Bone idleness at the Tate

For the last meeting of Tate trustees of which minutes have been posted on line (i.e. September 2012), only six of fourteen members bothered to show up. Perhaps it was raining. Trustees, you won’t need reminding, are there to oversee the vigilant running of quangos to ensure public interest is looked after. This is important when the Tate costs taxpayers at least £33 million a year in subsidy. You may be forgiven for believing that the trustees report to the Tate director. In fact, it’s the other war round; the director is – in theory – employed by the trustees and is responsible for implementing their sanctions.

Trustees were in such short supply at the September confab they were outnumbered by Tate directors, eight of whom attended – incredibly, the Tate now has more directors than trustees, seventeen in total. Two of the three artist trustees failed to attend; in fact, at only one meeting in the previous year have all three artist trustees managed to be present at the same time, which is not surprising given that two of them, for reasons doubtless very convenient to Serota, are German. Magazine snapper Wolfgang Tillmans’s record is especially woeful: on average he attends every other meeting.

Such lack of commitment is unacceptable in a body that effectively runs contemporary art. Trustees should take their jobs more seriously. Attendance ought to be obligatory not voluntary. After all, an afternoon every two months isn’t so arduous. If MPs have to be rolled in half dead on gurneys to vote, so should Tate trustees. This is an important public duty which many might consider a privilege, so if a candidate under nomination can’t give an assurance of attendance then others should be appointed who are prepared to commit themselves enthusiastically to the unpaid effort involved.

Poor attendance by artist trustees, especially the Germans, highlights the error of appointing foreigners in the first place. Why weren’t British artists appointed? No, seriously, why weren’t they? Surely some can be found who are subservient enough to the President-For-Life not to preclude their consideration. Germans generally are more inventive, harder working, less squalidly materialistic and better educated than we are, but how can they be expected to feel and understand the historical significance of the Tate in British art life? Foreign artists should not be made Tate trustees because we have sufficient intelligent and independently minded candidates of our own. Naturally, it is very handy for the PFL to have a board of indifferent lackeys who will rubber stamp whatever he wants. After all, the process by which they were all vetted in the first place is controlled from his office. Officially, trustees are appointed by the Prime Minister but unofficially we all know they are chosen by him; his mucky fingerprints can be found over the whole process. (See The Jackdaw’s former investigation of Tate trustees on our website).

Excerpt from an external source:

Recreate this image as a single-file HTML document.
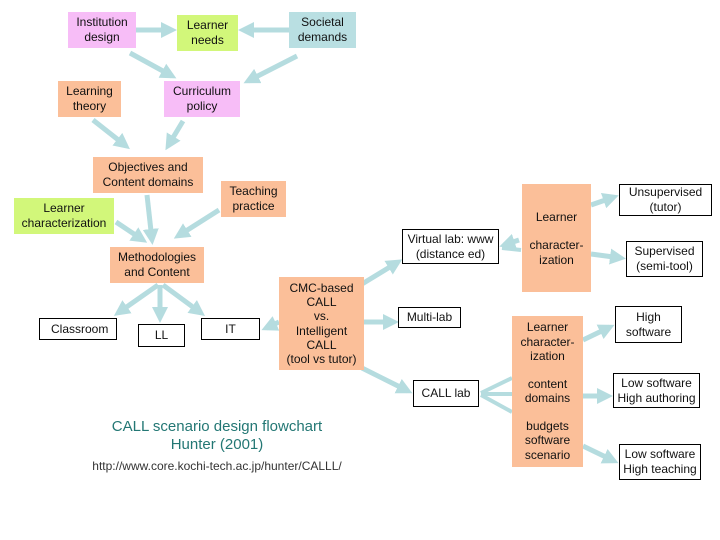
<!DOCTYPE html>
<html><head><meta charset="utf-8"><style>
body{margin:0;background:#fff;}
#c{position:relative;width:720px;height:540px;overflow:hidden;font-family:"Liberation Sans",sans-serif;font-size:12px;color:#111;}
.b{position:absolute;display:flex;align-items:center;justify-content:center;text-align:center;line-height:15px;box-sizing:border-box;}
.pk{background:#f7bdf7}.gr{background:#d2f77a}.bl{background:#b9dfe2}.sa{background:#fbbf99}
.w{background:#fff;border:1px solid #000}
svg{position:absolute;left:0;top:0}
.t{position:absolute;left:0;width:434px;text-align:center;color:#237774}
</style></head><body><div id="c">
<svg width="720" height="540">
<defs><marker id="a" markerWidth="3.2" markerHeight="3.2" refX="2.2" refY="1.6" orient="auto"><path d="M0,0L3.2,1.6L0,3.2z" fill="#b5dcdf"/></marker></defs>
<g stroke="#b5dcdf" stroke-width="5" fill="none" marker-end="url(#a)">
<line x1="136" y1="30" x2="172" y2="30"/>
<line x1="289" y1="30" x2="243" y2="30"/>
<line x1="130" y1="53" x2="172" y2="76"/>
<line x1="297" y1="56" x2="248" y2="81"/>
<line x1="93" y1="120" x2="126" y2="146"/>
<line x1="183" y1="121" x2="168" y2="146"/>
<line x1="147" y1="195" x2="152" y2="240"/>
<line x1="116" y1="222" x2="143" y2="240"/>
<line x1="219" y1="210" x2="178" y2="236"/>
<line x1="158" y1="285" x2="118" y2="313"/>
<line x1="160" y1="285" x2="160" y2="318"/>
<line x1="163" y1="285" x2="201" y2="313"/>
<line x1="279" y1="322" x2="266" y2="328"/>
<line x1="362" y1="284" x2="398" y2="262"/>
<line x1="362" y1="322" x2="394" y2="322"/>
<line x1="362" y1="368" x2="408" y2="391"/>
<line x1="519" y1="240" x2="504" y2="245"/>
<line x1="591" y1="205" x2="614" y2="197"/>
<line x1="591" y1="254" x2="621" y2="258"/>
<line x1="583" y1="340" x2="610" y2="327"/>
<line x1="583" y1="396" x2="608" y2="396"/>
<line x1="583" y1="446" x2="614" y2="461"/>
</g>
<g stroke="#b5dcdf" stroke-width="4">
<line x1="481" y1="393" x2="512" y2="378"/>
<line x1="481" y1="394" x2="512" y2="394"/>
<line x1="481" y1="395" x2="512" y2="412"/>
<line x1="502" y1="248" x2="521" y2="250"/>
</g>
</svg>
<div class="b pk" style="left:68px;top:12px;width:68px;height:36px">Institution<br>design</div>
<div class="b gr" style="left:177px;top:15px;width:61px;height:36px">Learner<br>needs</div>
<div class="b bl" style="left:289px;top:12px;width:67px;height:36px">Societal<br>demands</div>
<div class="b sa" style="left:58px;top:81px;width:63px;height:36px">Learning<br>theory</div>
<div class="b pk" style="left:164px;top:81px;width:76px;height:36px">Curriculum<br>policy</div>
<div class="b sa" style="left:93px;top:157px;width:110px;height:36px">Objectives and<br>Content domains</div>
<div class="b sa" style="left:221px;top:181px;width:65px;height:36px">Teaching<br>practice</div>
<div class="b gr" style="left:14px;top:198px;width:100px;height:36px">Learner<br>characterization</div>
<div class="b sa" style="left:110px;top:247px;width:94px;height:36px">Methodologies<br>and Content</div>
<div class="b w" style="left:39px;top:318px;width:78px;height:22px;justify-content:flex-start;padding-left:11px">Classroom</div>
<div class="b w" style="left:138px;top:324px;width:47px;height:23px">LL</div>
<div class="b w" style="left:201px;top:318px;width:59px;height:22px">IT</div>
<div class="b sa" style="left:279px;top:277px;width:85px;height:93px;line-height:14.3px">CMC-based<br>CALL<br>vs.<br>Intelligent<br>CALL<br>(tool vs tutor)</div>
<div class="b w" style="left:402px;top:229px;width:97px;height:35px">Virtual lab: www<br>(distance ed)</div>
<div class="b w" style="left:398px;top:307px;width:63px;height:21px">Multi-lab</div>
<div class="b w" style="left:413px;top:380px;width:66px;height:27px">CALL lab</div>
<div class="b sa" style="left:522px;top:184px;width:69px;height:108px;display:block;padding-top:26px">Learner<br><div style="height:13px"></div>character-<br>ization</div>
<div class="b sa" style="left:512px;top:316px;width:71px;height:151px;display:block;padding-top:4px;line-height:14.5px">Learner<br>character-<br>ization<br><div style="height:13px"></div>content<br>domains<br><div style="height:13px"></div>budgets<br>software<br>scenario</div>
<div class="b w" style="left:619px;top:184px;width:93px;height:32px">Unsupervised<br>(tutor)</div>
<div class="b w" style="left:626px;top:241px;width:77px;height:36px">Supervised<br>(semi-tool)</div>
<div class="b w" style="left:615px;top:306px;width:67px;height:37px">High<br>software</div>
<div class="b w" style="left:613px;top:373px;width:87px;height:35px">Low software<br>High authoring</div>
<div class="b w" style="left:619px;top:444px;width:82px;height:36px">Low software<br>High teaching</div>
<div class="t" style="top:418px;font-size:15px;line-height:18px">CALL scenario design flowchart<br>Hunter (2001)</div>
<div class="t" style="top:459px;font-size:12px;color:#333">http://www.core.kochi-tech.ac.jp/hunter/CALLL/</div>
</div></body></html>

No wonder the trustees have lost control of the Tate when they can’t even be bothered to show up to their infrequent meetings. For example, how could they have allowed building work to start on a Tate Modern extension when such a small percentage – under a quarter – of the required funds had been raised? This was surely irresponsible, with the result that this annexe is squaring up to be the longest building project in British construction history. They could have built five Shards in the time it’s so far taken to erect the shanty arrangement of concrete slabs behind the Turbine Hall – currently being augmented, on visual evidence, at the industrious rate of one breezeblock a week. As it is,  trustees have had to loot endowments given to the Tate for other purposes in order to maintain even this pathetic semblance of progress on the site.

And finally, a snippet of late news to please trustee Herr Tillmans. Glasgow Art Gallery has just purchased two bog standard snaps by him. This adds to the 63 Tillmans held by the Tate, 9 by the Arts Council and 11 by the British Council. Of these 82 only two are currently on display, at Tate Britain. Why didn’t Glasgow save themselves scarce cash and borrow the 80 pictures expensively stored by the other three public collections?